A year of moderate pleasure is worth paying a second of intense pain for.
An eternalist explains this in the obvious straightforward way: the total pleasure you experience on this deal is more than the total pain.
But for the presentist, at any time during the pain, you just have the pain. You will have the pleasure, but it’s not a part of reality and hence of your life. And at any time during the pleasure, you just have the moment of pleasure, but because it’s moderate, it’s not enough to offset the past pain.
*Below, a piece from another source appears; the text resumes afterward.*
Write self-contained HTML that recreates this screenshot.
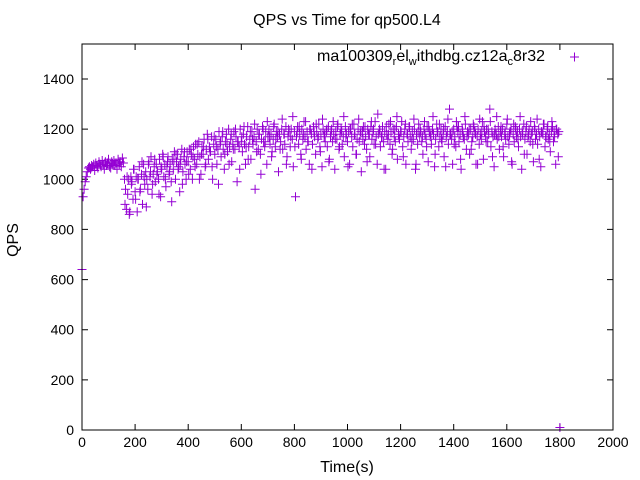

What we want is an explanation of why it makes sense—as it obviously does—to add up the pains and pleasures over a lifetime. For the eternalist, since all of them are a part of reality, adding seems to make a lot of sense. But for the presentist, it is really unclear why you should add unreal things to real things to get a “total benefit” or “total cost”.
7 comments:
Thanks for another thought-provoking post, Alex. I think that a presentist could give the same explanation of why that makes sense as an eternalist could, were they a good explanation. That is because the difference between presentism and eternalism has got nothing to do with such things. That difference is a metaphysical difference. It would affect whether relativistic spacetime is an actually existing entity, or just a theoretically existing entity, for example. Adding up expected pains and expected pleasures over some length of time in order to make choices is an entirely different kind of thing. I have no idea how to explain how it makes sense, but as you say, it clearly does. Where you are going wrong, I think, is in ignoring those "expected" for the eternalist, as though they are only there for the presentist. But maybe I am wrong about that, maybe you mean to say that it makes sense to add up actual pains and pleasures. If so, then I seriously doubt your "as it obviously does". Perhaps God can do such things, but I am not even sure how we could measure them objectively. Yours truly...
Think of adding up benefits across people to calculate total utility. That's only rough, but it makes some sense. But it only makes sense when all the people we add up over are real people.
To Kant time is a "thing in itself" that we can not understand.
Our memories of past pleasures and pains and our expectations of future ones are part of our present experience. That makes them real, even to presentists.
But why do we care about our memories or act on our expectations? Why do we treat our experience of expecting pain as somehow comparable to our direct experience of pain itself? I would say that we just do – it is part of being human. From an evolutionary point of view, it seems plausible that acting to balance expected pains and pleasures against present ones would help us to survive and reproduce.
But note that our experience of expecting pleasure is not all that pleasant. And the judgment that it's worth having a one present pain in exchange for many future pleasures doesn't depend on memory: we could suppose each pleasure and pain will forgotten after being experienced, and the trade is still worth it.
Thanks for your reply, Alex.
If presentism is true, then during the painful second, the future pleasure does not exist, although it is bound to exist. It would be rational to add them up, why not? You are not adding a real thing to an unreal thing, you are adding two values associated with the real pain and the anticipated pleasure. You would have to be very rational to do that during the painful second though! To add them up over a lifetime you would have to be looking back over that lifetime, and then you would be comparing two memories. And to choose this deal in the first place, before that painful second, would be two add up the values of two equally unreal things.